8 Season your strained stock by adding rock sugar, kosher salt, and optionally MSG and fish sauce. You want a balance of saltiness with a hint of sweetness. Remember to make the stock pack a bit more punch when seasoning it by itself. Once you add the noodles the flavor will become more balanced.

TO SERVE: 

1 Bring seasoned stock just to a boil and reduce down to a simmer. Keep pho stock on a low simmer over medium heat. Bring a medium pot of water to boil. Divide your pho noodles into 4 servings, weighing about 200 grams per portion. Blanch them in boiling water for 15 seconds one serving at a time. Use a noodle strainer or tongs to remove noodles from the water without disrupting the water in the pot.  

2 Turn the heat off the water pot, place your lobster tails in the water, and cook just until the meat sets, checking every 20-30 seconds. Depending on the size of the tails, this can take anywhere from 2-4 minutes. Allow to cool slightly before splitting lobster tails in half.

3 Layer the cooked lobster tails in the bowl over the noodles, and add the stock. Garnish with scallions, cilantro, onion and fried shallots (optional). Taste the pho before adding in lime and Thai chili if you like.


About Mike Le: Mike credits his mother and grandmother for his love of cooking. Born and raised in Vietnam, his mother worked as a food vendor for many years. There was no shortage of amazing food made with history and love by his mother and grandmother.
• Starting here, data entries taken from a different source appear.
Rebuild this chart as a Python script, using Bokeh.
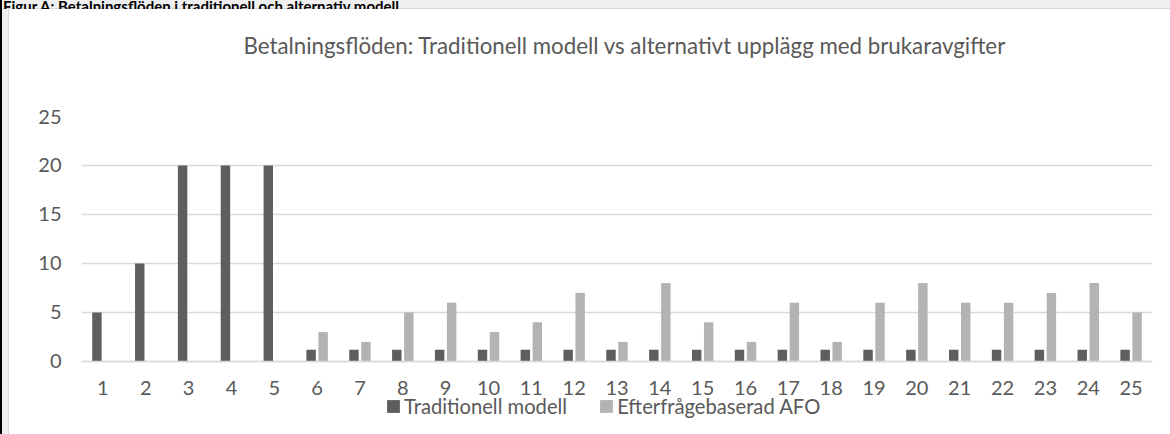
from bokeh.plotting import figure
from bokeh.models import (ColumnDataSource, Range1d, FixedTicker, Legend, LegendItem, Title, Div)
from bokeh.layouts import column, row
from bokeh.transform import dodge
from bokeh.embed import file_html
from bokeh.resources import INLINE

# ---- data ----
periods = list(range(1, 26))
traditionell = [5, 10, 20, 20, 20, 1.2, 1.2, 1.2, 1.2, 1.2, 1.2, 1.2, 1.2, 1.2, 1.2,
                1.2, 1.2, 1.2, 1.2, 1.2, 1.2, 1.2, 1.2, 1.2, 1.2]
efterfragebaserad = [0, 0, 0, 0, 0, 3, 2, 5, 6, 3, 4, 7, 2, 8, 4, 2, 6, 2, 6, 8, 6, 6, 7, 8, 5]
y_ticks = [0, 5, 10, 15, 20, 25]
series_names = ["Traditionell modell", "Efterfrågebaserad AFO"]
title_text = "Betalningsflöden: Traditionell modell vs alternativt upplägg med brukaravgifter"
heading_text = "Figur A: Betalningsflöden i traditionell och alternativ modell"

DARK = "#5e5e5e"
LIGHT = "#b3b3b3"
TEXT = "#595959"
GRID = "#d9d9d9"
FONT = "Lato"

src = ColumnDataSource(dict(x=periods, trad=traditionell, afo=efterfragebaserad))

# frame extends below zero so that the legend (drawn inside the frame) is not clipped
p = figure(width=1161, height=425, output_backend="svg", toolbar_location=None,
           x_range=Range1d(0.5, 25.5), y_range=Range1d(-7.45, 25),
           min_border_left=72, min_border_right=18, min_border_top=107, min_border_bottom=0,
           margin=0)
p.outline_line_color = None
p.background_fill_color = "white"
p.border_fill_color = "white"

r1 = p.vbar(x=dodge("x", -0.14, range=p.x_range), top="trad", width=0.22, source=src,
            fill_color=DARK, line_color=None)
r2 = p.vbar(x=dodge("x", 0.14, range=p.x_range), top="afo", width=0.22, source=src,
            fill_color=LIGHT, line_color=None)

# axes
p.xaxis.ticker = FixedTicker(ticks=periods)
p.yaxis.ticker = FixedTicker(ticks=y_ticks)
for ax in (p.xaxis[0], p.yaxis[0]):
    ax.major_tick_line_color = None
    ax.minor_tick_line_color = None
    ax.major_tick_out = 0
    ax.major_tick_in = 0
    ax.major_label_text_font = FONT
    ax.major_label_text_font_size = "20px"
    ax.major_label_text_color = TEXT
p.yaxis.axis_line_color = None
p.yaxis.major_label_standoff = 20
p.xaxis.fixed_location = 0
p.xaxis.axis_line_color = GRID
p.xaxis.axis_line_width = 1.3
p.xaxis.major_label_standoff = 20

p.xgrid.grid_line_color = None
p.ygrid.grid_line_color = GRID
p.ygrid.grid_line_width = 1.3

# spacer between frame and title, then title
p.add_layout(Title(text=" ", text_font_size="1px", standoff=50), "above")
p.add_layout(Title(text=title_text, align="left", offset=162, standoff=10,
                   text_font=FONT, text_font_size="22.3px", text_font_style="normal",
                   text_color=TEXT, vertical_align="bottom"), "above")

legend = Legend(items=[LegendItem(label=series_names[0], renderers=[r1]),
                       LegendItem(label=series_names[1], renderers=[r2])],
                orientation="horizontal", location=(304, 16),
                glyph_width=16, glyph_height=16, label_standoff=3, spacing=31,
                padding=0, margin=0, border_line_color=None, background_fill_alpha=0,
                label_text_font=FONT, label_text_font_size="20.2px", label_text_color=TEXT)
p.add_layout(legend, "center")

# page frame around the chart: clipped document heading on top, grey strip on the left
top_strip = Div(
    text=('<div style="font: bold 15px Lato, sans-serif; color: #000; line-height: 18px; '
          'margin-top: -10px; white-space: nowrap; padding-left: 3px;">' + heading_text + '</div>'),
    width=1170, height=9, margin=0,
    styles={"overflow": "hidden",
            "background": "linear-gradient(to right, #000 0 2px, transparent 2px), "
                          "linear-gradient(to bottom, #f0f0f0 0 8px, #d9d9d9 8px 9px)"})
left_strip = Div(text="", width=9, height=425, margin=0,
                 styles={"background": "linear-gradient(to right, #000 0 2px, #f0f0f0 2px 8px, "
                                       "#d9d9d9 8px 9px)"})

layout = column(top_strip, row(left_strip, p, spacing=0, margin=0), spacing=0, margin=0)

open("out.html", "w").write(file_html(layout, INLINE))
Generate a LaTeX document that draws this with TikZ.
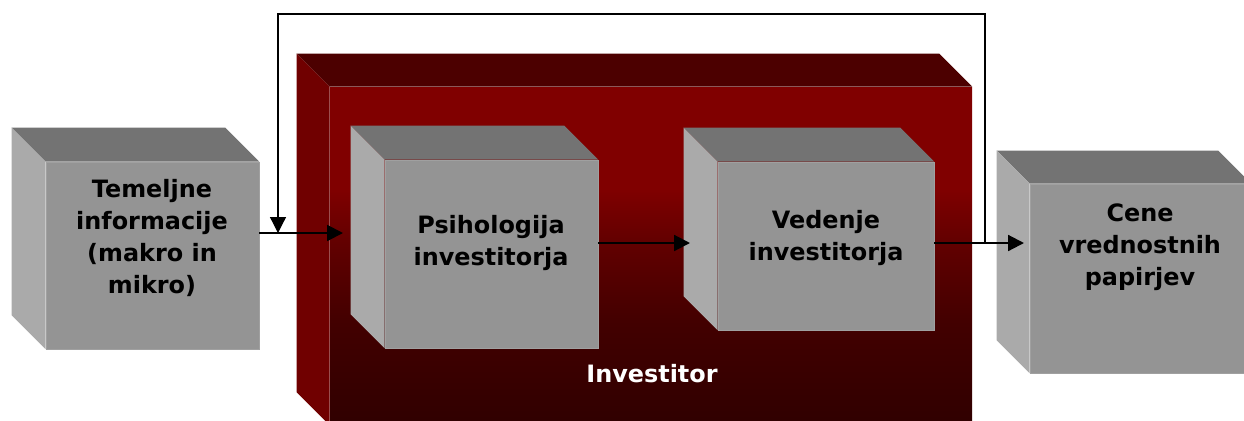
\documentclass[tikz,border=0pt]{standalone}
\usepackage{fontspec}
\setmainfont{DejaVu Sans}
\usetikzlibrary{arrows.meta,calc}
\definecolor{cubeFront}{HTML}{949494}
\definecolor{cubeTop}{HTML}{737373}
\definecolor{cubeSide}{HTML}{AAAAAA}
\definecolor{cubeEdge}{HTML}{A0A0A0}
\definecolor{invRed}{HTML}{800000}
\definecolor{invMid}{HTML}{620000}
\definecolor{invLow}{HTML}{420000}
\definecolor{invDark}{HTML}{300000}
\definecolor{invTop}{HTML}{4C0000}
\definecolor{invSide}{HTML}{700000}
\pgfdeclareverticalshading{invshade}{100bp}{color(0bp)=(invDark); color(25bp)=(invDark);
  color(40bp)=(invLow); color(52bp)=(invMid); color(60bp)=(invRed); color(100bp)=(invRed)}
\tikzset{
  cube front/.style={fill=cubeFront,draw=cubeEdge,line width=0.4pt,inner sep=0pt},
  inv front/.style={shading=invshade,inner sep=0pt,minimum width=128.4mm,minimum height=67.6mm},
  cube text/.style={align=center,font=\fontsize{13.6}{18.3}\selectfont\bfseries},
  inv label/.style={cube text,text=white},
  flow arrow/.style={-{Triangle[length=9pt,width=9pt]},line width=1.2pt},
  back arrow/.style={flow arrow,line width=0.7pt}
}

\begin{document}
\begin{tikzpicture}[x=0.2mm,y=-0.2mm]
\path[use as bounding box,clip] (0,0) rectangle (1244,420);
% investor block
\node[inv front] (inv) at (651,256) {};
\fill[invTop] (inv.north west) -- ++(-33,-33) -- ($(inv.north east)+(-33,-33)$) -- (inv.north east) -- cycle;
\fill[invSide] (inv.north west) -- ++(-33,-33) -- ($(inv.south west)+(-33,-33)$) -- (inv.south west) -- cycle;
\node[inv label] (invlbl) at (652,374) {Investitor};
% grey blocks
\node[cube front,minimum width=42.6mm,minimum height=37.4mm] (tem) at (152.5,255.5) {};
\node[cube front,minimum width=42.6mm,minimum height=37.6mm] (psi) at (491.5,254) {};
\node[cube front,minimum width=43.2mm,minimum height=33.6mm] (ved) at (826,246) {};
\node[cube front,minimum width=44.2mm,minimum height=37.8mm] (cene) at (1140.5,278.5) {};
\foreach \b/\d in {tem/34,psi/34,ved/34,cene/33} {
  \fill[cubeTop] (\b.north west) -- ++(-\d,-\d) -- ($(\b.north east)+(-\d,-\d)$) -- (\b.north east) -- cycle;
  \fill[cubeSide] (\b.north west) -- ++(-\d,-\d) -- ($(\b.south west)+(-\d,-\d)$) -- (\b.south west) -- cycle;
}
\node[cube text] (temtxt) at (152,238) {Temeljne\\informacije\\(makro in\\mikro)};
\node[cube text] (psitxt) at (491,243) {Psihologija\\investitorja};
\node[cube text] (vedtxt) at (826,238) {Vedenje\\investitorja};
\node[cube text] (cenetxt) at (1140,247) {Cene\\vrednostnih\\papirjev};
% arrows
\coordinate (psiin) at (343,233);
\coordinate (vedin) at (690,243);
\coordinate (cenein) at (1024,243);
\coordinate (split) at (985,243);
\coordinate (fbcorner) at (278,14);
\coordinate (fbtip) at (278,233);
\draw[flow arrow] (tem.east |- psiin) -- (psiin);
\draw[flow arrow] (psi.east |- vedin) -- (vedin);
\draw[flow arrow] (ved.east |- cenein) -- (cenein);
\draw[back arrow] (split) |- (fbcorner) -- (fbtip);
\end{tikzpicture}
\end{document}
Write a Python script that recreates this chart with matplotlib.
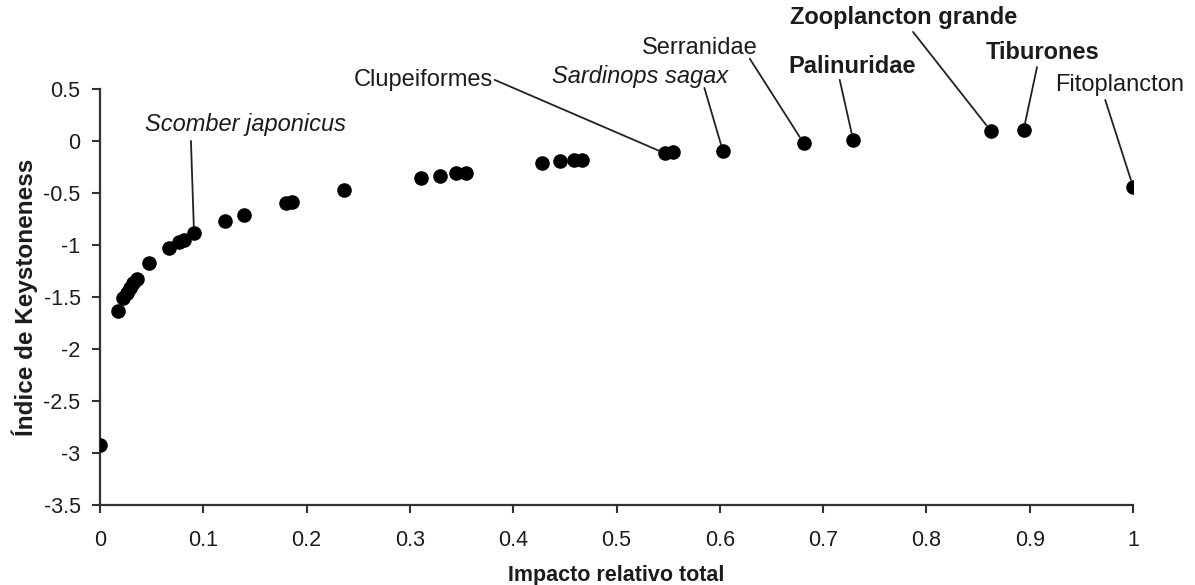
import matplotlib
matplotlib.use("Agg")
import matplotlib.pyplot as plt

plt.rcParams["font.family"] = ["Liberation Sans", "DejaVu Sans"]

# impacto relativo total vs. indice de keystoneness
impacto = [0.000, 0.017, 0.022, 0.026, 0.029, 0.032, 0.036, 0.047, 0.067,
           0.076, 0.081, 0.091, 0.121, 0.139, 0.180, 0.186, 0.236, 0.311,
           0.329, 0.345, 0.354, 0.428, 0.445, 0.459, 0.467, 0.547, 0.555,
           0.603, 0.681, 0.729, 0.862, 0.894, 1.000]
keystone = [-2.92, -1.64, -1.51, -1.46, -1.41, -1.37, -1.33, -1.17, -1.03,
            -0.97, -0.95, -0.89, -0.77, -0.71, -0.60, -0.59, -0.47, -0.36,
            -0.34, -0.31, -0.31, -0.21, -0.19, -0.18, -0.18, -0.12, -0.11,
            -0.10, -0.02, 0.01, 0.10, 0.105, -0.44]

# labelled groups: name, point index, text centre, leader start, style
labels = ["Scomber japonicus", "Clupeiformes", "Sardinops sagax", "Serranidae",
          "Palinuridae", "Zooplancton grande", "Tiburones", "Fitoplancton"]
label_idx = [11, 25, 27, 28, 29, 30, 31, 32]
label_xy = [(0.1404, 0.154), (0.3127, 0.587), (0.5227, 0.615), (0.5808, 0.894),
            (0.728, 0.712), (0.778, 1.183), (0.912, 0.846), (0.9865, 0.538)]
leader_xy = [(0.088, 0.0), (0.382, 0.587), (0.585, 0.51), (0.629, 0.79),
             (0.716, 0.587), (0.787, 1.048), (0.907, 0.71), (0.973, 0.394)]
label_style = ["italic", "normal", "italic", "normal",
               "bold", "bold", "bold", "normal"]

TXT = "#1c1c1c"

fig = plt.figure(figsize=(11.95, 5.85), dpi=100)
ax = fig.add_axes([0.0837, 0.137, 0.8645, 0.711])

ax.scatter(impacto, keystone, s=90, color="black", zorder=3)

for name, i, txy, lxy, st in zip(labels, label_idx, label_xy, leader_xy, label_style):
    kw = {"fontweight": "bold"} if st == "bold" else {"fontstyle": st}
    ax.text(txy[0], txy[1], name, ha="center", va="center", fontsize=17,
            color=TXT, clip_on=False, **kw)
    ax.annotate("", xy=(impacto[i], keystone[i]), xytext=lxy,
                arrowprops=dict(arrowstyle="-", color="#222222", lw=1.3,
                                shrinkA=0, shrinkB=5),
                annotation_clip=False)

ax.set_xlim(0, 1)
ax.set_ylim(-3.5, 0.5)
ax.set_xticks([0, 0.1, 0.2, 0.3, 0.4, 0.5, 0.6, 0.7, 0.8, 0.9, 1])
ax.set_xticklabels(["0", "0.1", "0.2", "0.3", "0.4", "0.5", "0.6", "0.7",
                    "0.8", "0.9", "1"])
ax.set_yticks([0.5, 0, -0.5, -1, -1.5, -2, -2.5, -3, -3.5])
ax.set_yticklabels(["0.5", "0", "-0.5", "-1", "-1.5", "-2", "-2.5", "-3", "-3.5"])
ax.tick_params(labelsize=15.5, length=6, width=1.5, color="#333333",
               labelcolor=TXT)
ax.tick_params(axis="x", pad=12)
ax.tick_params(axis="y", pad=8)
ax.spines[["top", "right"]].set_visible(False)
for s in ("left", "bottom"):
    ax.spines[s].set_linewidth(1.6)
    ax.spines[s].set_color("#333333")

ax.set_xlabel("Impacto relativo total", fontsize=15.5, fontweight="bold",
              color=TXT, labelpad=10)
ax.set_ylabel("Índice de Keystoneness", fontsize=17.5, fontweight="bold",
              color=TXT, labelpad=4)

fig.savefig("out.png", dpi=100)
After his migration to America, his love for cooking and food was fueled by a melting pot of different cultures. Being fortunate enough to travel the world only added new levels of appreciation and inspiration. Mike has hosted many intimate friend-and-family dinners, catered for events and participated in pop ups across the US. He started a cold brew coffee company and is currently involved in multiple food-related ventures. When he's not cooking or thinking about food, he's a film editor for the television industry and father.